WHO experts to arrive in Wuhan for delayed coronavirus probe
The World Health Organization team will leave from Singapore and fly straight to Wuhan, the central city where the first cluster of cases was detected in December 2019.
2 min read
WHO experts arrived in Wuhan [Getty]

A team of WHO experts will land directly in Wuhan on Thursday, China's foreign ministry said Tuesday, starting their long-delayed probe into Covid-19 at the virus epicentre.

The ten scientists will investigate the origins of the new virus in a politically fraught mission that comes more than a year after the pandemic began and after accusations Beijing has tried to thwart the project.

The World Health Organization team will leave from Singapore and fly straight to Wuhan, the central city where the first cluster of cases was detected in December 2019.

Foreign ministry spokesman Zhao Lijian told reporters this was the "current plan" and said the WHO team was set to arrive Thursday.

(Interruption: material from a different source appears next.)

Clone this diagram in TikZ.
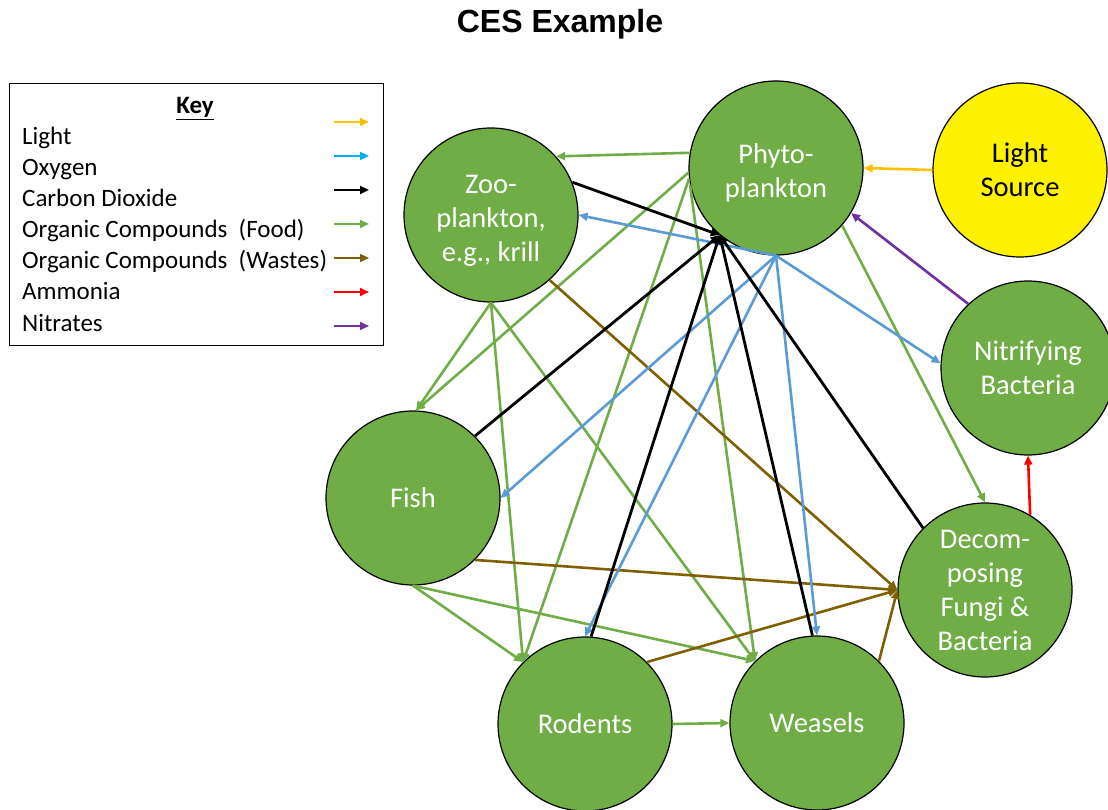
\documentclass[tikz,border=0pt]{standalone}
\usepackage{fontspec}
\setmainfont{Carlito}
\newfontfamily\titlefont{Liberation Sans}
\usetikzlibrary{arrows.meta}

\definecolor{leaf}{HTML}{70AD47}
\definecolor{sky}{HTML}{5B9BD5}
\definecolor{keysky}{HTML}{00B0F0}
\definecolor{amber}{HTML}{FFC000}
\definecolor{mud}{HTML}{7F6000}
\definecolor{grape}{HTML}{7030A0}

\begin{document}
\begin{tikzpicture}[x=1pt,y=-1pt,line join=round,
    org/.style={circle,draw=black,line width=1.2pt,fill=leaf,minimum size=174pt,inner sep=0pt,
      align=center,text=white,font=\fontsize{28.5}{34}\selectfont},
    flow/.style={line width=2.6pt,-{Triangle[length=9pt,width=8pt]}},
    food/.style={flow,leaf},
    oxy/.style={flow,sky},
    co2/.style={flow,black,line width=2.8pt},
    waste/.style={flow,mud},
    nh3/.style={flow,red},
    no3/.style={flow,grape},
    lite/.style={flow,amber}]
    \useasboundingbox (0,0) rectangle (1108,810);
    % title
    \node[font=\titlefont\bfseries\fontsize{32}{38}\selectfont,anchor=base] (title) at (560,33) {CES Example};
    % key
    \node[draw,line width=1pt,minimum width=374pt,minimum height=262pt,anchor=north west,inner sep=0pt] (keybox) at (9,83) {};
    \node[font=\fontsize{25}{30}\selectfont,anchor=base] (keyhead) at (195,114) {\underline{\textbf{Key}}};
    \foreach \txt/\col [count=\i] in {Light/amber,Oxygen/keysky,Carbon Dioxide/black,
        Organic Compounds~~(Food)/leaf,Organic Compounds~~(Wastes)/mud,Ammonia/red,Nitrates/grape}{
      \node[font=\fontsize{25}{30}\selectfont,anchor=base west,inner sep=0pt] (key\i) at (22,{114+31*\i}) {\txt};
      \coordinate (ka\i) at (334,{88+34*\i});
      \coordinate (kb\i) at (369,{88+34*\i});
      \draw[flow,\col] (ka\i) -- (kb\i);
    }
    % organisms
    \node[org] (phyto) at (776,168) {\rule{0pt}{30pt}Phyto-\\plankton};
    \node[org] (zoo) at (491,215) {\rule{0pt}{30pt}Zoo-\\plankton,\\e.g., krill};
    \node[org,fill=yellow,text=black] (light) at (1020,170) {Light\\Source};
    \node[org] (nitr) at (1028,368) {Nitrifying\\Bacteria};
    \node[org] (fish) at (413,498) {Fish};
    \node[org] (decomp) at (985,590) {Decom-\\posing\\Fungi \&\\Bacteria};
    \node[org] (rodents) at (585,724) {Rodents};
    \node[org] (weasels) at (817,723) {Weasels};
    % food
    \draw[food] (phyto.170) -- (zoo.42);
    \draw[food] (phyto.183) -- (fish.88);
    \draw[food] (phyto.187) -- (rodents.135);
    \draw[food] (phyto.191) -- (weasels.135);
    \draw[food] (phyto.-41) -- (decomp.90);
    \draw[food] (zoo.270) -- (fish.88);
    \draw[food] (zoo.270) -- (rodents.135);
    \draw[food] (zoo.270) -- (weasels.135);
    \draw[food] (fish.270) -- (rodents.135);
    \draw[food] (fish.270) -- (weasels.135);
    \draw[food] (rodents.east) -- (weasels.west);
    % wastes
    \draw[waste] (zoo.-48) -- (decomp.180);
    \draw[waste] (fish.-45) -- (decomp.180);
    \draw[waste] (rodents.45) -- (decomp.180);
    \draw[waste] (weasels.45) -- (decomp.180);
    % oxygen
    \draw[oxy] (phyto.270) -- (zoo.0);
    \draw[oxy] (phyto.270) -- (fish.0);
    \draw[oxy] (phyto.270) -- (rodents.90);
    \draw[oxy] (phyto.270) -- (weasels.90);
    \draw[oxy] (phyto.270) -- (nitr.177);
    % carbon dioxide
    \draw[co2] (zoo.22) -- (phyto.230);
    \draw[co2] (fish.45) -- (phyto.230);
    \draw[co2] (rodents.86) -- (phyto.230);
    \draw[co2] (weasels.93) -- (phyto.230);
    \draw[co2] (decomp.135) -- (phyto.230);
    % the rest
    \draw[nh3] (decomp.59) -- (nitr.270);
    \draw[no3] (nitr.133) -- (phyto.-31);
    \draw[lite] (light.180) -- (phyto.0);
\end{tikzpicture}
\end{document}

It is expected that they will have to complete two weeks of quarantine due to China's strict border restrictions.

The investigation had been set to start last week but a last-minute hold up over entry permissions in China scuppered plans.

The WHO insisted this week that the investigation was not looking for "somebody to blame".

WHO emergencies director Michael Ryan said the delayed mission was about science, not politics.

"Understanding the origins of disease is not about finding somebody to blame," Ryan told a press conference in Geneva.

"It is about finding the scientific answers about the very important interface between the animal kingdom and the human kingdom."

Experts say solving the mystery of how the virus first jumped from animals to humans is crucial to preventing another pandemic.

The novel coronavirus has killed nearly two million people since the outbreak first emerged in Wuhan.

Thousands of mutations in the virus have taken place as it has passed from person to person around the world, but new variants recently detected in Britain and South Africa are seemingly more contagious.